Charts and diagrams as code

* Begin *

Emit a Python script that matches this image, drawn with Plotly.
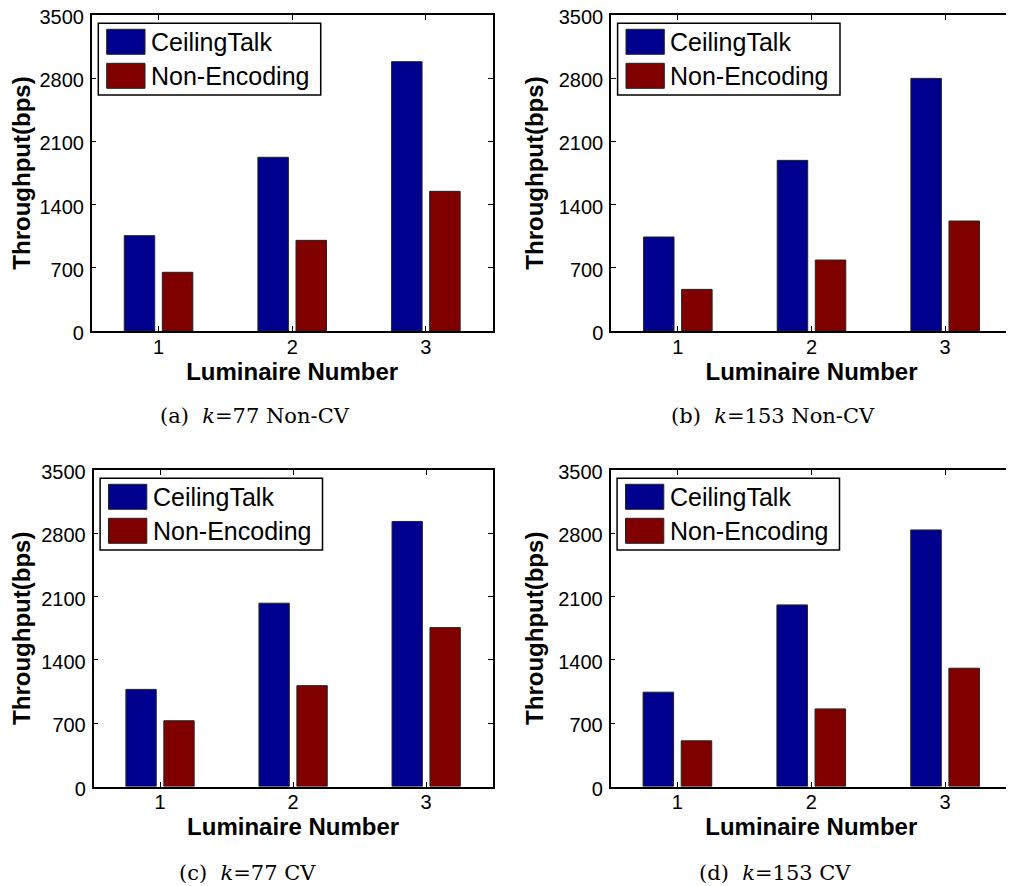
import plotly.graph_objects as go

# ---------------- data ----------------
luminaires = [1, 2, 3]
tick_labels = ["1", "2", "3"]
y_ticks = [0, 700, 1400, 2100, 2800, 3500]

ceilingtalk_a = [1056, 1924, 2983]
nonencoding_a = [650, 1004, 1547]
ceilingtalk_b = [1041, 1890, 2798]
nonencoding_b = [461, 786, 1218]
ceilingtalk_c = [1074, 2027, 2931]
nonencoding_c = [727, 1115, 1757]
ceilingtalk_d = [1043, 2008, 2837]
nonencoding_d = [505, 858, 1308]

series_names = ["CeilingTalk", "Non-Encoding"]
captions = ["(a)  <i>k</i>=77 Non-CV", "(b)  <i>k</i>=153 Non-CV",
            "(c)  <i>k</i>=77 CV", "(d)  <i>k</i>=153 CV"]

# ---------------- styles ----------------
BLUE = "#00008F"
RED = "#800000"
SANS = "Liberation Sans, Arial, sans-serif"
SERIF = "DejaVu Serif, serif"
OFF = 8                      # page body margin of the html page
W, H = 1014 - OFF, 886 - OFF

panels = [
    (ceilingtalk_a, nonencoding_a),
    (ceilingtalk_b, nonencoding_b),
    (ceilingtalk_c, nonencoding_c),
    (ceilingtalk_d, nonencoding_d),
]
# pixel boxes of the plot areas in the window: (left, right, top, bottom)
boxes = [
    (91.7, 492.7, 15, 331),
    (611, 1012, 15, 331),
    (93.5, 492.7, 470, 786.5),
    (610.5, 1012, 470, 786.5),
]
caption_pos = [(255, 416), (773, 416), (247, 873), (775, 873)]

fig = go.Figure()
layout = dict(
    template="none",
    width=W, height=H,
    margin=dict(l=0, r=0, t=0, b=0, autoexpand=False),
    paper_bgcolor="white", plot_bgcolor="white",
    barmode="group", bargap=0.43, bargroupgap=0.2,
    showlegend=False,
    shapes=[], annotations=[],
)

for i, ((ct, ne), (l, r, t, b)) in enumerate(zip(panels, boxes)):
    l, r, t, b = l - OFF, r - OFF, t - OFF, b - OFF
    n = "" if i == 0 else str(i + 1)
    xa, ya = "x" + n, "y" + n
    for vals, name, col in ((ct, series_names[0], BLUE), (ne, series_names[1], RED)):
        fig.add_trace(go.Bar(
            x=luminaires, y=vals, name=name, xaxis=xa, yaxis=ya,
            marker=dict(color=col, line=dict(color="#222222", width=1)),
        ))
    axis_common = dict(
        automargin=False, ticklabeloverflow="allow",
        showline=True, linecolor="black", linewidth=1.5, mirror="ticks",
        ticks="inside", ticklen=5, tickcolor="black", tickwidth=1,
        showgrid=False, zeroline=False,
        tickfont=dict(family=SANS, size=20, color="black"),
    )
    layout["xaxis" + n] = dict(
        axis_common, domain=[l / W, r / W], anchor=ya, range=[0.5, 3.5],
        tickvals=luminaires, ticktext=tick_labels, ticklabelstandoff=-3,
        title=dict(text="<b>Luminaire Number</b>", standoff=2,
                   font=dict(family=SANS, size=24, color="black")),
    )
    layout["yaxis" + n] = dict(
        axis_common, domain=[1 - b / H, 1 - t / H], anchor=xa, range=[0, 3500],
        tickvals=y_ticks, ticklabelstandoff=2, ticklabelshift=2,
        title=dict(text="<b>Throughput(bps)</b>", standoff=8,
                   font=dict(family=SANS, size=24, color="black")),
    )
    # legend box (drawn in axis-domain coordinates)
    xd, yd = xa + " domain", ya + " domain"
    pw, ph = r - l, b - t
    layout["shapes"].append(dict(type="rect", xref=xd, yref=yd,
                                 x0=6.6 / pw, x1=229 / pw, y0=1 - 80 / ph, y1=1 - 8.3 / ph,
                                 line=dict(color="black", width=1.5), fillcolor="white"))
    for k, (name, col) in enumerate(zip(series_names, [BLUE, RED])):
        top = 14.3 + k * 34
        layout["shapes"].append(dict(type="rect", xref=xd, yref=yd,
                                     x0=15 / pw, x1=53.3 / pw,
                                     y0=1 - (top + 25) / ph, y1=1 - top / ph,
                                     line=dict(color="#222222", width=1), fillcolor=col))
        layout["annotations"].append(dict(
            xref=xd, yref=yd, x=57 / pw, y=1 - (top + 12.5) / ph,
            xanchor="left", yanchor="middle", showarrow=False, text=name,
            font=dict(family=SANS, size=25, color="black")))
    cx, cy = caption_pos[i]
    cx, cy = cx - OFF, cy - OFF
    layout["annotations"].append(dict(
        xref="paper", yref="paper", x=cx / W, y=1 - cy / H,
        xanchor="center", yanchor="middle", showarrow=False, text=captions[i],
        font=dict(family=SERIF, size=21, color="black")))

fig.update_layout(**layout)
fig.write_html("out.html")
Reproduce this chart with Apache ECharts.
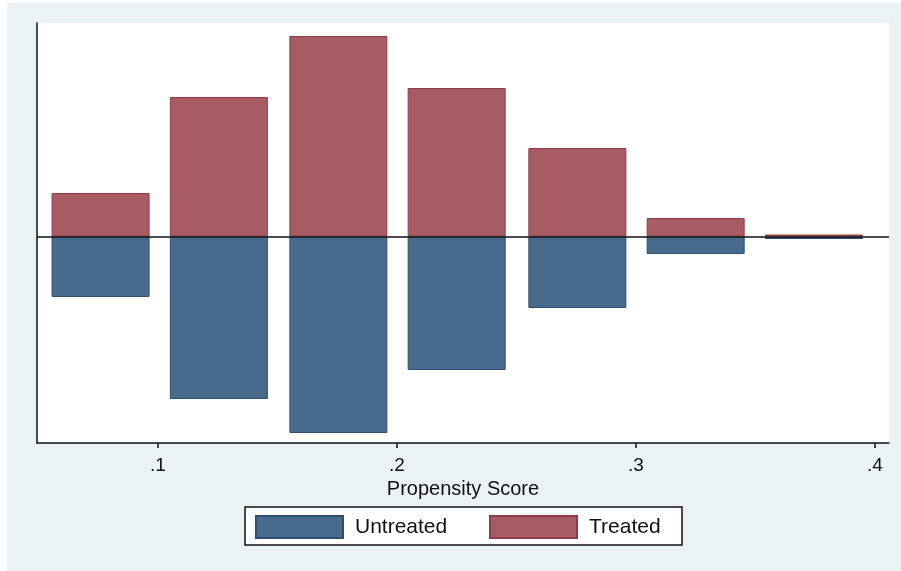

* End *

*WORK TO DO*.
Set down all the data again exactly as above, pictures excluded.

*RESULT BELOW*.
Emit a Python script that matches this image, drawn with Plotly.
import plotly.graph_objects as go

# ---------------- data ----------------
luminaires = [1, 2, 3]
tick_labels = ["1", "2", "3"]
y_ticks = [0, 700, 1400, 2100, 2800, 3500]

ceilingtalk_a = [1056, 1924, 2983]
nonencoding_a = [650, 1004, 1547]
ceilingtalk_b = [1041, 1890, 2798]
nonencoding_b = [461, 786, 1218]
ceilingtalk_c = [1074, 2027, 2931]
nonencoding_c = [727, 1115, 1757]
ceilingtalk_d = [1043, 2008, 2837]
nonencoding_d = [505, 858, 1308]

series_names = ["CeilingTalk", "Non-Encoding"]
captions = ["(a)  <i>k</i>=77 Non-CV", "(b)  <i>k</i>=153 Non-CV",
            "(c)  <i>k</i>=77 CV", "(d)  <i>k</i>=153 CV"]

# ---------------- styles ----------------
BLUE = "#00008F"
RED = "#800000"
SANS = "Liberation Sans, Arial, sans-serif"
SERIF = "DejaVu Serif, serif"
OFF = 8                      # page body margin of the html page
W, H = 1014 - OFF, 886 - OFF

panels = [
    (ceilingtalk_a, nonencoding_a),
    (ceilingtalk_b, nonencoding_b),
    (ceilingtalk_c, nonencoding_c),
    (ceilingtalk_d, nonencoding_d),
]
# pixel boxes of the plot areas in the window: (left, right, top, bottom)
boxes = [
    (91.7, 492.7, 15, 331),
    (611, 1012, 15, 331),
    (93.5, 492.7, 470, 786.5),
    (610.5, 1012, 470, 786.5),
]
caption_pos = [(255, 416), (773, 416), (247, 873), (775, 873)]

fig = go.Figure()
layout = dict(
    template="none",
    width=W, height=H,
    margin=dict(l=0, r=0, t=0, b=0, autoexpand=False),
    paper_bgcolor="white", plot_bgcolor="white",
    barmode="group", bargap=0.43, bargroupgap=0.2,
    showlegend=False,
    shapes=[], annotations=[],
)

for i, ((ct, ne), (l, r, t, b)) in enumerate(zip(panels, boxes)):
    l, r, t, b = l - OFF, r - OFF, t - OFF, b - OFF
    n = "" if i == 0 else str(i + 1)
    xa, ya = "x" + n, "y" + n
    for vals, name, col in ((ct, series_names[0], BLUE), (ne, series_names[1], RED)):
        fig.add_trace(go.Bar(
            x=luminaires, y=vals, name=name, xaxis=xa, yaxis=ya,
            marker=dict(color=col, line=dict(color="#222222", width=1)),
        ))
    axis_common = dict(
        automargin=False, ticklabeloverflow="allow",
        showline=True, linecolor="black", linewidth=1.5, mirror="ticks",
        ticks="inside", ticklen=5, tickcolor="black", tickwidth=1,
        showgrid=False, zeroline=False,
        tickfont=dict(family=SANS, size=20, color="black"),
    )
    layout["xaxis" + n] = dict(
        axis_common, domain=[l / W, r / W], anchor=ya, range=[0.5, 3.5],
        tickvals=luminaires, ticktext=tick_labels, ticklabelstandoff=-3,
        title=dict(text="<b>Luminaire Number</b>", standoff=2,
                   font=dict(family=SANS, size=24, color="black")),
    )
    layout["yaxis" + n] = dict(
        axis_common, domain=[1 - b / H, 1 - t / H], anchor=xa, range=[0, 3500],
        tickvals=y_ticks, ticklabelstandoff=2, ticklabelshift=2,
        title=dict(text="<b>Throughput(bps)</b>", standoff=8,
                   font=dict(family=SANS, size=24, color="black")),
    )
    # legend box (drawn in axis-domain coordinates)
    xd, yd = xa + " domain", ya + " domain"
    pw, ph = r - l, b - t
    layout["shapes"].append(dict(type="rect", xref=xd, yref=yd,
                                 x0=6.6 / pw, x1=229 / pw, y0=1 - 80 / ph, y1=1 - 8.3 / ph,
                                 line=dict(color="black", width=1.5), fillcolor="white"))
    for k, (name, col) in enumerate(zip(series_names, [BLUE, RED])):
        top = 14.3 + k * 34
        layout["shapes"].append(dict(type="rect", xref=xd, yref=yd,
                                     x0=15 / pw, x1=53.3 / pw,
                                     y0=1 - (top + 25) / ph, y1=1 - top / ph,
                                     line=dict(color="#222222", width=1), fillcolor=col))
        layout["annotations"].append(dict(
            xref=xd, yref=yd, x=57 / pw, y=1 - (top + 12.5) / ph,
            xanchor="left", yanchor="middle", showarrow=False, text=name,
            font=dict(family=SANS, size=25, color="black")))
    cx, cy = caption_pos[i]
    cx, cy = cx - OFF, cy - OFF
    layout["annotations"].append(dict(
        xref="paper", yref="paper", x=cx / W, y=1 - cy / H,
        xanchor="center", yanchor="middle", showarrow=False, text=captions[i],
        font=dict(family=SERIF, size=21, color="black")))

fig.update_layout(**layout)
fig.write_html("out.html")
Reproduce this chart with Apache ECharts.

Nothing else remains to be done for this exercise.